Concerns are Growing over Meta's Use of Unpublished Books to Train AI Models

Tech giant accused of using unpublished books to train its AI models without authors' consent.

Mar 31, 2025

Concerns are Growing over Meta's Use of Unpublished Books to Train AI Models

Factors of Copyright

Last week, The Atlantic released a new tool designed to search LibGen, a database allegedly used by Meta to train its artificial intelligence (AI) models, sparking widespread concern because it contains numerous unpublished works.

Copyright Issues

One writer, Maris Kreizman, in an article for Literary Hub, revealed that her forthcoming essay collection was found within this database.

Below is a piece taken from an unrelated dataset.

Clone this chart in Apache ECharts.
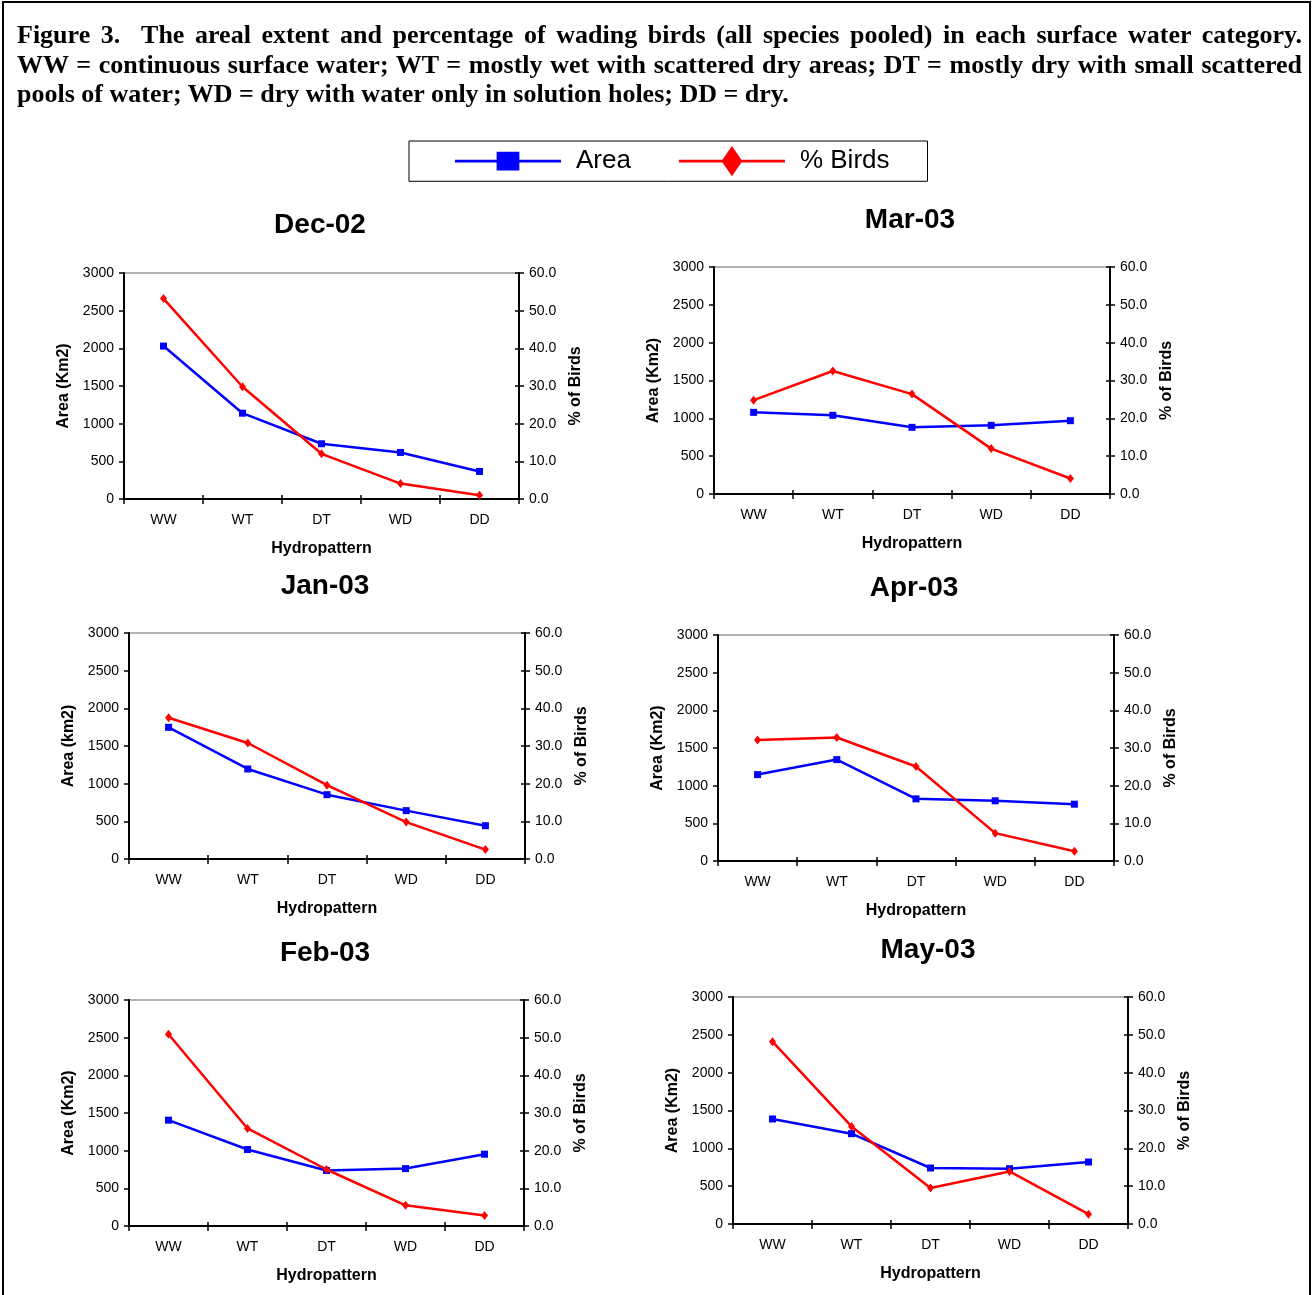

Kreizman stated that her collection is set for publication on July 1st, yet Meta had already accessed and used her work to train its AI models. This was shocking as such practices are extremely rare in the publishing industry.

Generally, you can find digital copies of unpublished works on legitimate platforms like NetGalley and Edelweiss, which have strict terms and conditions governing their use.

More to Come

With the advancement of artificial intelligence technology, more creators are worried about their work being used without authorization. Kreizman's discovery is not an isolated incident and has sparked a broader conversation about creators' rights, intellectual property, and how to protect these rights in the rapidly evolving landscape of AI.

The concern for many authors and creators doesn't just stop at the use of their unpublished work but is also disrespectful to their creative labor and potentially damaging to their careers. The incident also raises questions about the sources of data Meta uses to train its AI, particularly regarding its adherence to legal and ethical standards.